It can pay to follow billionaire fund manager Stanley Druckenmiller, who has put up phenomenal market-beating returns for decades. One of the largest positions in his Duquesne Family Office is Philip Morris International (PM -0.84%). He owns $175 million worth of the stock, first purchased in the second quarter of 2024. Since then, shares have posted a total return of more than 100% as investors have gotten excited about the company's growth with new nicotine brands that are replacing cigarettes.
Here's the brilliance behind Philip Morris' strategy, and why this is the perfect dividend growth stock over the next 10 years.
Strong growth and international diversification
Spun out as an independent company almost two decades ago, Philip Morris International is one of the leading tobacco companies that sells outside of the United States, while Altria Group sells its brands domestically.
One benefit of owning Philip Morris International is the international diversification it can provide for your portfolio. Even though the company reports in U.S. dollars, the revenue it collects is generally outside the United States, which can help investors when the dollar is getting devalued versus foreign currencies, as is happening today.
The stock has soared mainly because of the major investments the company made beyond cigarettes that are now bearing fruit. It has the leading nicotine pouch brand called Zyn, which is growing like wildfire in the United States, and with incredible profit margins. The brand has gone from virtually nothing 10 years ago to selling more than 200 million cans a quarter in the country.
More globally, the Iqos heat-not-burn device brand is the leader in the category that is popular in Europe and Japan, driving tons of new revenue and earnings for Philip Morris International.
Overall, 42% of the company's revenue now comes from its smoke-free business, driving overall revenue to $38.4 billion over the last 12 months.

Image source: Getty Images.
A steady formula for dividend growth
Dividends are the way that Philip Morris returns capital to shareholders. Its dividend yield is much lower than a year ago at 3%, but it still offers a solid yield for shareholders. One big factor in this dividend consistency is the steady cash flow produced by the legacy cigarette business. Usage for cigarettes is slowly declining in the markets in which it operates, but the company is in a much better position outside of the United States because of its exposure to countries with growing populations. It also has the leading brands that consumers of nicotine are switching to buy.

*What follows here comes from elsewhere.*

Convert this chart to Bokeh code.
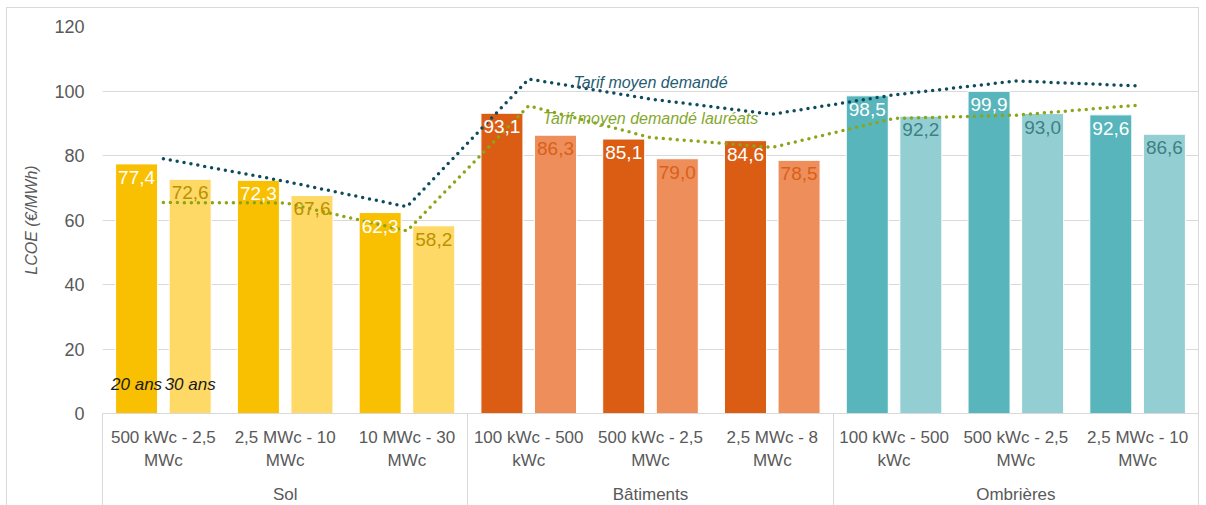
from bokeh.plotting import figure
from bokeh.models import ColumnDataSource, Range1d, FixedTicker, LinearAxis
from bokeh.core.properties import value
from bokeh.embed import file_html
from bokeh.resources import INLINE

# ---------------- data ----------------
groups = ["Sol", "Bâtiments", "Ombrières"]
categories = ["500 kWc - 2,5 MWc", "2,5 MWc - 10 MWc", "10 MWc - 30 MWc",
              "100 kWc - 500 kWc", "500 kWc - 2,5 MWc", "2,5 MWc - 8 MWc",
              "100 kWc - 500 kWc", "500 kWc - 2,5 MWc", "2,5 MWc - 10 MWc"]
category_group = ["Sol", "Sol", "Sol",
                  "Bâtiments", "Bâtiments", "Bâtiments",
                  "Ombrières", "Ombrières", "Ombrières"]
series_names = ["20 ans", "30 ans"]
lcoe_20 = [77.4, 72.3, 62.3, 93.1, 85.1, 84.6, 98.5, 99.9, 92.6]
lcoe_30 = [72.6, 67.6, 58.2, 86.3, 79.0, 78.5, 92.2, 93.0, 86.6]
line_names = ["Tarif moyen demandé", "Tarif moyen demandé lauréats"]
tarif_moyen = [79.0, 72.0, 64.1, 103.7, 97.5, 92.8, 98.8, 103.1, 101.6]
tarif_laureats = [65.4, 65.3, 56.6, 95.4, 85.6, 82.5, 91.5, 92.5, 95.6]
y_ticks = [0, 20, 40, 60, 80, 100, 120]

# ---------------- styles ----------------
FONT = "Liberation Sans"
GREY = "#595959"
GRID = "#D9D9D9"
col20 = {"Sol": "#F8C000", "Bâtiments": "#DA5D13", "Ombrières": "#57B5BB"}
col30 = {"Sol": "#FFD966", "Bâtiments": "#EE8E5A", "Ombrières": "#93CFD2"}
txt30 = {"Sol": "#B89200", "Bâtiments": "#D9601A", "Ombrières": "#3E8084"}
BLUE_LINE, BLUE_TXT = "#0E4C5D", "#1F5C72"
GREEN_LINE, GREEN_TXT = "#8AA616", "#84A82E"
OFF, BW = 0.22, 0.345

n = len(categories)
centers = [i + 0.5 for i in range(n)]
fmt = lambda v: f"{v:.1f}".replace(".", ",")

src = ColumnDataSource(dict(
    x20=[c - OFF for c in centers], x30=[c + OFF for c in centers],
    y20=lcoe_20, y30=lcoe_30,
    c20=[col20[g] for g in category_group], c30=[col30[g] for g in category_group],
    t30=[txt30[g] for g in category_group],
    l20=[fmt(v) for v in lcoe_20], l30=[fmt(v) for v in lcoe_30],
    xc=centers, tm=tarif_moyen, tl=tarif_laureats,
))

# figure sits inside a light grey chart border (6px left / 7px top inset)
p = figure(width=1193, height=498, output_backend="svg", toolbar_location=None,
           x_range=Range1d(0, n), y_range=Range1d(y_ticks[0], y_ticks[-1]),
           min_border_left=95, min_border_right=2, min_border_top=18, min_border_bottom=93,
           x_axis_type=None)
p.styles = {"margin-left": "6px", "margin-top": "7px",
            "border-left": "1px solid #D9D9D9", "border-top": "1px solid #D9D9D9",
            "border-right": "1px solid #D9D9D9"}
p.outline_line_color = None
p.background_fill_color = "white"
p.border_fill_color = "white"

# grid
p.ygrid.grid_line_color = GRID
p.ygrid.grid_line_width = 1
p.ygrid.ticker = FixedTicker(ticks=y_ticks)
p.xgrid.visible = False

# y axis
ya = p.yaxis[0]
ya.ticker = FixedTicker(ticks=y_ticks)
ya.axis_line_color = None
ya.major_tick_line_color = None
ya.minor_tick_line_color = None
ya.major_label_text_font = FONT
ya.major_label_text_font_size = "18px"
ya.major_label_text_color = GREY
ya.major_label_standoff = 12
ya.axis_label = "LCOE (€/MWh)"
ya.axis_label_text_font = FONT
ya.axis_label_text_font_size = "16px"
ya.axis_label_text_font_style = "italic"
ya.axis_label_text_color = GREY
ya.axis_label_standoff = 11

# x axis: subcategories (with group separators as long minor ticks)
SEP = 93
group_bounds = [0] + [i + 1 for i in range(n) if i == n - 1 or category_group[i] != category_group[i + 1]]
xa = LinearAxis(ticker=FixedTicker(ticks=centers, minor_ticks=group_bounds))
xa.major_label_overrides = {c: lab.rsplit(" ", 1)[0] + "\n" + lab.rsplit(" ", 1)[1]
                            for c, lab in zip(centers, categories)}
xa.axis_line_color = GRID
xa.major_tick_line_color = None
xa.major_tick_out = 0
xa.major_tick_in = 0
xa.minor_tick_line_color = GRID
xa.minor_tick_out = SEP
xa.minor_tick_in = 0
xa.major_label_text_font = FONT
xa.major_label_text_font_size = "17px"
xa.major_label_text_color = GREY
xa.major_label_text_line_height = 1.25
xa.major_label_standoff = 14 - SEP
p.add_layout(xa, "below")

# x axis: groups
gcent = [(group_bounds[k] + group_bounds[k + 1]) / 2 for k in range(len(groups))]
ga = LinearAxis(ticker=FixedTicker(ticks=gcent, minor_ticks=[]))
ga.major_label_overrides = {c: g for c, g in zip(gcent, groups)}
ga.axis_line_color = None
ga.major_tick_line_color = None
ga.major_tick_out = 0
ga.major_tick_in = 0
ga.minor_tick_line_color = None
ga.major_label_text_font = FONT
ga.major_label_text_font_size = "17px"
ga.major_label_text_color = GREY
ga.major_label_standoff = 11
p.add_layout(ga, "below")

# bars
p.vbar(x="x20", top="y20", width=BW, fill_color="c20", line_color="white", line_width=1, source=src)
p.vbar(x="x30", top="y30", width=BW, fill_color="c30", line_color="white", line_width=1, source=src)

# lines (round dots)
p.line(x="xc", y="tm", source=src, line_color=BLUE_LINE, line_width=3.5,
       line_dash="0 7", line_cap="round")
p.line(x="xc", y="tl", source=src, line_color=GREEN_LINE, line_width=3.5,
       line_dash="0 7", line_cap="round")

# bar labels
p.text(x="x20", y="y20", text="l20", source=src, text_color="white",
       text_font=value(FONT), text_font_size="19px", text_align="center",
       text_baseline="top", y_offset=7)
p.text(x="x30", y="y30", text="l30", source=src, text_color="t30",
       text_font=value(FONT), text_font_size="19px", text_align="center",
       text_baseline="top", y_offset=7)

# series names (legend placed at first category bars)
p.text(x=[centers[0] - OFF, centers[0] + OFF], y=[y_ticks[0], y_ticks[0]], text=series_names,
       text_color="#1A1A1A", text_font=value(FONT), text_font_size="17px",
       text_font_style="italic", text_align="center", text_baseline="middle", y_offset=-29)

# line names (placed above lines at 5th category)
k = 4
p.text(x=[centers[k]], y=[tarif_moyen[k]], text=[line_names[0]], text_color=BLUE_TXT,
       text_font=value(FONT), text_font_size="16px", text_font_style="italic",
       text_align="center", text_baseline="middle", y_offset=-17)
p.text(x=[centers[k]], y=[tarif_laureats[k]], text=[line_names[1]], text_color=GREEN_TXT,
       text_font=value(FONT), text_font_size="16px", text_font_style="italic",
       text_align="center", text_baseline="middle", y_offset=-19)

open("out.html", "w").write(file_html(p, INLINE))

Today, Philip Morris pays a dividend per share of $5.35. This will be funded by its free cash flow per share, currently at $6.55. No cash flow, no dividends. It's that simple at the end of the day. Free cash flow is actually depressed right now because of the large manufacturing build-out for nicotine pouches and heat-not-burn growth. Over the next five years, investors should see an inflection in free cash flow per share up to $10 or higher.
In turn, this gives the company plenty of room to grow its dividend-per-share payout, which will boost the dividend yield as long as the stock price doesn't go up. Around 10% dividend growth for the next five years will put the stock's dividend-per-share payout at $8.61, which is well below what the company can generate in free cash flow. This gives the company an easy path to keep growing its dividend payout for shareholders.
PM PE Ratio (Forward) data by YCharts
Should you add Philip Morris stock?
Even though the stock is up 100% in the last 12 months or so, Philip Morris International stock may still be a solid buy for investors today. Don't expect 100% returns every year, but the math works out that this stock is still cheaper than most you can buy today.
It has a forward price-to-earnings ratio (P/E) of 24, which is not overly expensive for a consistent earnings grower. The dividend yield is well above the stock market average, with plenty of room to grow this yield in the years to come. Philip Morris has the dominant position in the growing trend of nicotine use without tobacco, which will make it a market share taker versus competitors.
Put it together, and Philip Morris International is a great stock to buy and hold for the long haul. No wonder Druckenmiller has it as one of the largest positions in his portfolio.